The IFA President said the Commission study appeared to work on the assumption of the ‘best- case scenario’, as the assessment carried out for DG Agri takes no account of the increase in high-value steak cuts, which would devastate the Irish livestock sector. Neither does it take into account the negative impact on the global environment, or the damage to rural employment and land abandonment in Europe.

John Bryan welcomed the concern of the Minister for Agriculture Simon Coveney.
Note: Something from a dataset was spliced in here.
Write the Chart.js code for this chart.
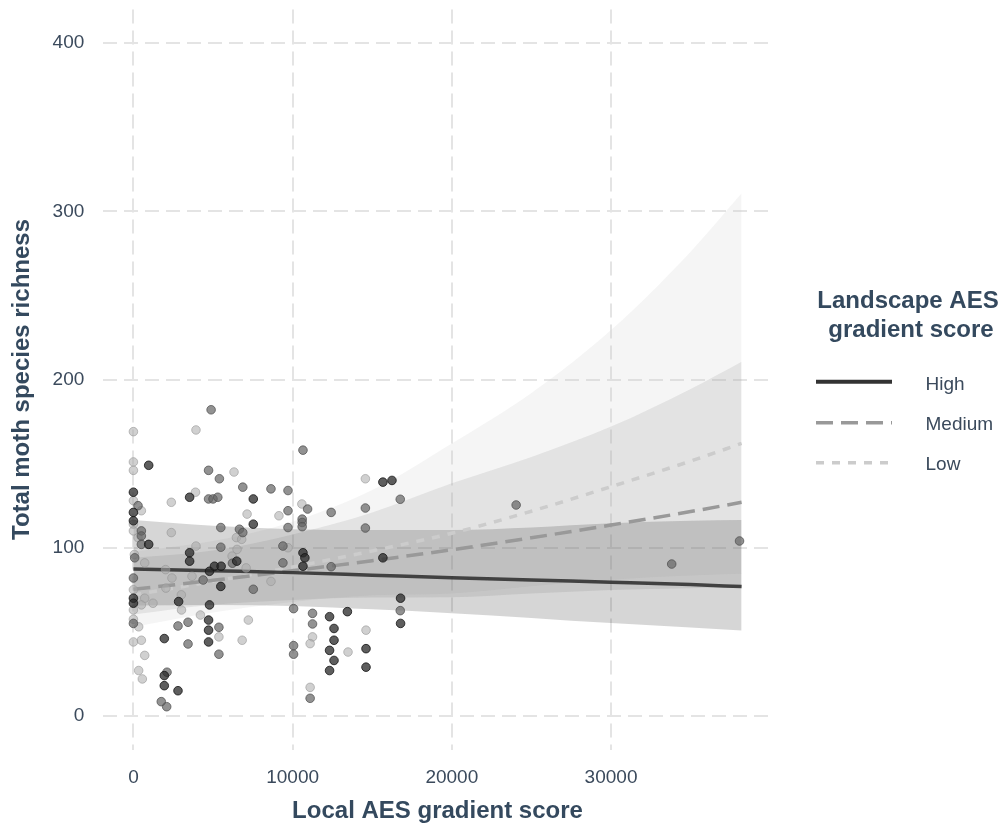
<!DOCTYPE html>
<html>
<head>
<meta charset="utf-8">
<script src="https://cdn.jsdelivr.net/npm/chart.js@4.4.1/dist/chart.umd.min.js"></script>
<style>
  html, body { margin: 0; padding: 0; background: #ffffff; }
  #wrap { position: relative; width: 1001px; height: 825px; }
</style>
</head>
<body>
<div id="wrap"><canvas id="chart"></canvas></div>
<script>
// Axis ticks
const xTicks = [0, 10000, 20000, 30000];
const yTicks = [0, 100, 200, 300, 400];

// Legend groups (landscape AES gradient score)
const groupNames = ['High', 'Medium', 'Low'];

// Observed sites: [local AES gradient score, total moth species richness]
const highPoints = [
  [0,133],[0,121],[0,116],[0,70],[0,67],
  [960,149],[960,102],
  [1940,46],[1940,24],[1940,18],[2800,15],[2840,68],
  [3530,130],[3530,97],[3530,92],
  [4720,57],[4720,51],[4720,44],[4780,86],[4780,66],
  [5090,89],[5510,89],[5490,77],[6490,92],
  [7530,129],[7530,114],
  [10650,97],[10770,94],[10650,89],
  [12320,59],[12600,52],[12600,45],[12320,39],[12600,33],[12320,27],
  [13440,62],[14610,40],[14610,29],
  [15670,139],[16240,140],[15670,94],[16780,70],[16780,55]
];
const mediumPoints = [
  [290,125],[500,110],[500,107],[500,102],[80,94],[0,82],[0,55],
  [1750,8.5],[2090,5.5],[2110,26],[2800,53.5],[3430,55.7],[3430,42.8],
  [4380,80.8],[4720,146],[4720,129],[4880,182],[5000,129],[5300,130],[5400,141],
  [5370,52.7],[5370,36.7],[5490,112],[5490,100.3],
  [6220,90.8],[6660,111],[6870,136],[6870,109],
  [7530,75.3],[8640,135],
  [9390,101],[9390,91],[9710,134],[9710,122],[9710,112],
  [10060,63.8],[10060,41.8],[10060,36.7],[10600,117],[10600,115],[10600,112.5],[10650,158],[10940,123],
  [11250,61],[11250,54.7],[11100,10.5],
  [12420,121],[12420,88.7],
  [14570,123.6],[14570,111.7],
  [16760,128.8],[16760,62.6],
  [24040,125.4],[33810,90.3],[38070,104]
];
const lowPoints = [
  [0,169],[3930,170],[0,151],[0,146],[0,128],[2380,127],[3900,133],[500,122],[0,114],[0,110],
  [6320,145],[7140,120],[9140,119],[10580,126],[14570,141],
  [290,106],[2380,109],[3930,101],[6510,99],[9710,100],[60,96],[710,91],[6200,95],[7080,88],[2020,87],
  [6470,106],[6800,105],
  [2420,82],[3680,83],[2040,76],[8640,80],
  [0,75],[710,70],[500,66],[1230,67],[3010,72],[3020,63],[4210,60],[0,63],[0,57.5],[330,53],
  [7220,57],[5370,47],[500,45],[0,44],[6830,45],[710,36],[330,27],[560,22],
  [11250,47],[11100,43],[11100,17],[13480,38],[14610,51]
];

// Fitted trends with confidence bands
const fitX = [0, 5000, 10000, 15000, 20000, 25000, 30000, 35000, 38200];
const highFit     = [87.4, 86.3, 85.2, 83.7, 82.2, 80.8, 79.5, 78.1, 76.9];
const highLower   = [65.6, 65.9, 65.4, 63.4, 61.1, 58.3, 55.2, 52.6, 50.8];
const highUpper   = [116.5, 113.0, 111.0, 110.5, 110.5, 112.0, 114.5, 116.0, 116.5];
const mediumFit   = [75.3, 80.6, 86.3, 92.3, 98.8, 105.9, 113.5, 121.5, 127.0];
const mediumLower = [60.3, 66.1, 69.0, 70.4, 70.6, 72.8, 74.9, 75.9, 76.6];
const mediumUpper = [94.0, 98.3, 107.9, 121.0, 138.3, 154.0, 172.0, 194.4, 210.6];
const lowFit      = [71.9, 80.0, 88.5, 98.1, 108.6, 121.7, 136.3, 151.5, 162.0];
const lowLower    = [52.9, 61.5, 67.8, 71.7, 72.8, 77.1, 81.0, 83.5, 84.5];
const lowUpper    = [97.7, 104.0, 115.5, 134.3, 162.0, 192.0, 229.4, 276.0, 310.7];

const FONT = "'Liberation Sans', Arial, Helvetica, sans-serif";
const TITLE_COLOR = '#34495e';
const TICK_COLOR = '#3b4a5c';

const styles = {
  High:   { line: '#333333', plotLine: 'rgba(51,51,51,0.9)', dash: [], band: 'rgba(51,51,51,0.2)',
            fill: 'rgba(40,40,40,0.75)', border: 'rgba(20,20,20,0.8)' },
  Medium: { line: '#999999', plotLine: '#999999', dash: [17, 8], band: 'rgba(153,153,153,0.2)',
            fill: 'rgba(100,100,100,0.7)', border: 'rgba(80,80,80,0.75)' },
  Low:    { line: '#cccccc', plotLine: '#cccccc', dash: [8, 8], band: 'rgba(204,204,204,0.2)',
            fill: 'rgba(170,170,170,0.55)', border: 'rgba(150,150,150,0.6)' }
};

const pairs = (xs, ys) => xs.map((x, i) => ({ x: x, y: ys[i] }));
const toXY = pts => pts.map(p => ({ x: p[0], y: p[1] }));

const series = {
  High:   { pts: highPoints,   fit: highFit,   lo: highLower,   hi: highUpper },
  Medium: { pts: mediumPoints, fit: mediumFit, lo: mediumLower, hi: mediumUpper },
  Low:    { pts: lowPoints,    fit: lowFit,    lo: lowLower,    hi: lowUpper }
};

const datasets = [];
// confidence bands: lower edge followed by upper edge filled down to it
groupNames.forEach(g => {
  const s = series[g], st = styles[g];
  datasets.push({
    type: 'line', label: g + ' lower', data: pairs(fitX, s.lo),
    borderColor: 'rgba(0,0,0,0)', borderWidth: 0, pointRadius: 0, fill: false,
    cubicInterpolationMode: 'monotone', order: 10
  });
  datasets.push({
    type: 'line', label: g + ' upper', data: pairs(fitX, s.hi),
    borderColor: 'rgba(0,0,0,0)', borderWidth: 0, pointRadius: 0, fill: '-1',
    backgroundColor: st.band, cubicInterpolationMode: 'monotone', order: 10
  });
});
// fitted lines
groupNames.forEach(g => {
  const s = series[g], st = styles[g];
  datasets.push({
    type: 'line', label: g, data: pairs(fitX, s.fit),
    borderColor: st.plotLine, borderWidth: 3.5, borderDash: st.dash, borderCapStyle: 'butt',
    pointRadius: 0, fill: false, cubicInterpolationMode: 'monotone', order: 5
  });
});
// sites
groupNames.slice().reverse().forEach(g => {
  const s = series[g], st = styles[g];
  datasets.push({
    type: 'scatter', label: g + ' sites', data: toXY(s.pts),
    backgroundColor: st.fill, borderColor: st.border, borderWidth: 1,
    pointRadius: 4.3, pointHoverRadius: 4.3, order: g === 'High' ? 1 : (g === 'Medium' ? 2 : 3)
  });
});

// legend drawn to the right of the panel
const legendPlugin = {
  id: 'aesLegend',
  afterDraw(chart) {
    const ctx = chart.ctx;
    ctx.save();
    ctx.fillStyle = TITLE_COLOR;
    ctx.font = 'bold 24px ' + FONT;
    ctx.textAlign = 'center';
    ctx.textBaseline = 'alphabetic';
    ctx.fillText('Landscape AES', 908, 308);
    ctx.fillText('gradient score', 911, 337);
    const rows = [
      { g: 'High', y: 381.7, base: 390 },
      { g: 'Medium', y: 422.7, base: 430 },
      { g: 'Low', y: 462.7, base: 470 }
    ];
    rows.forEach(r => {
      const st = styles[r.g];
      ctx.beginPath();
      ctx.setLineDash(st.dash);
      ctx.lineCap = 'butt';
      ctx.lineWidth = r.g === 'High' ? 4 : 3.5;
      ctx.strokeStyle = st.line;
      ctx.moveTo(816, r.y);
      ctx.lineTo(892, r.y);
      ctx.stroke();
      ctx.setLineDash([]);
      ctx.fillStyle = TICK_COLOR;
      ctx.font = '19px ' + FONT;
      ctx.textAlign = 'left';
      ctx.fillText(r.g, 925.5, r.base);
    });
    ctx.restore();
  }
};

const gridOpts = { color: '#e4e4e4', lineWidth: 2, drawTicks: false };

new Chart(document.getElementById('chart'), {
  type: 'scatter',
  data: { datasets: datasets },
  plugins: [legendPlugin],
  options: {
    responsive: true,
    maintainAspectRatio: false,
    animation: false,
    events: [],
    layout: { padding: { top: 9.4, right: 229, bottom: 0, left: 0 } },
    plugins: { legend: { display: false }, tooltip: { enabled: false } },
    scales: {
      x: {
        type: 'linear', min: -1910, max: 40110,
        afterBuildTicks: s => { s.ticks = xTicks.map(v => ({ value: v })); },
        afterFit: s => { s.height = 75.4; s.paddingLeft = 0; s.paddingRight = 0; },
        ticks: { color: TICK_COLOR, font: { family: FONT, size: 19 }, padding: 16.5,
                 maxRotation: 0, autoSkip: false, callback: v => String(v) },
        grid: gridOpts,
        border: { display: false, dash: [14, 7] },
        title: { display: true, text: 'Local AES gradient score', color: TITLE_COLOR,
                 font: { family: FONT, size: 24, weight: 'bold', lineHeight: 1 },
                 padding: { top: 0, bottom: 1.4 } }
      },
      y: {
        type: 'linear', min: -20, max: 420,
        afterBuildTicks: s => { s.ticks = yTicks.map(v => ({ value: v })); },
        afterFit: s => { s.width = 103; s.paddingTop = 0; s.paddingBottom = 0; },
        ticks: { color: TICK_COLOR, font: { family: FONT, size: 19 }, padding: 18.7,
                 autoSkip: false, callback: v => String(v) },
        grid: gridOpts,
        border: { display: false, dash: [14, 7] },
        title: { display: true, text: 'Total moth species richness', color: TITLE_COLOR,
                 font: { family: FONT, size: 24, weight: 'bold', lineHeight: 1 },
                 padding: { top: 10.6, bottom: 0 } }
      }
    }
  }
});
</script>
</body>
</html>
He called on the Minister to seek the support of the Council of Ministers for an immediate suspension of the Mercosur talks.

He said, “The EU cannot hand over half of our high value steak market to the South Americans, who fail to meet EU food safety standards.He said the decision of the Russian authorities to ban Brazilian beef from 27 plants raises further serious questions about the standards that exist in Brazil.”

The inspection ‘demonstrated a number of systemic deficiencies in the work of the National Veterinary Services in Brazil’. It also found that ‘veterinary certificates for products exported to Russia groundlessly confirmed their compliance with the current Russian requirements’. The report also said the ‘safety of all products produced cannot be ensured’ and ‘the situation gives reasons to doubt the reliability of the results of veterinary and sanitary inspections at the plants’.